Once our smaller angels have been placed into the appropriate holes, nooks or crannies, we add other elements. Note that although our tree is almost monochromatic, with its rich golds, silvers and browns, fabulous pink balls keep the scheme from dying. Just be careful if you choose to add a contrasting color that the balls are tucked in amongst the branches, and not hanging on the exterior, where they would become too prominent and could prove to be a distraction rather than an enhancement.
Sparkly pewter-colored snowflakes in three sizes add yet another texture. You feel more than see them on our tree, but if they weren’t there, the tree would lose some of its life and interest.

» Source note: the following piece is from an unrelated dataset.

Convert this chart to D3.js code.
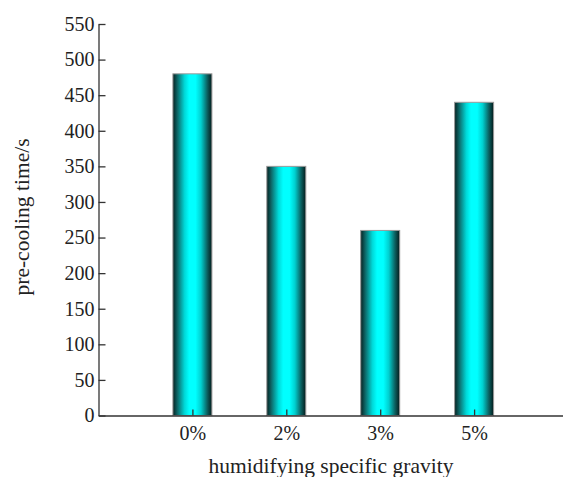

A new shape is introduced with very inexpensive but quite marvelous faux crystal icicles. They catch and reflect the tree lights and add sparkle, which is really important. Are you old enough to remember the tinsel that folks used to drape over trees in the 1950s? These serve the same purpose.
No winged theme would be complete without birds. Stores tend to be full of fairly tacky birds, so we wait till we find ones that call to us. Don’t be in a hurry and compromise your taste in order to “finish” your tree. If it takes years to find the right things, that is perfectly fine. It will be worth the wait.
Your Christmas tree should tell your story as much as anything else in your home. This contemporary and spare tree is absolutely stunning. Notice that even on this tree, balls are carefully hung inside along the branches, not just on the outside. (Can you tell I think this is really important?)
Some people design their tree around the design of their room, and this is certainly a beautiful example of that. Notice how the textures of the ornaments and the sizes of the balls are varied. The addition of the sapphire blue color is perfect, and in just the right amount.
This is just delightful. The tree shape created from hats of different sizes and textures is such a creative way to do a tree without doing a tree. And the two little evergreens perfectly complement the design, while subversively nodding to tradition.
However you celebrate, my family wishes you a very merry Christmas and a happy, happy holiday season.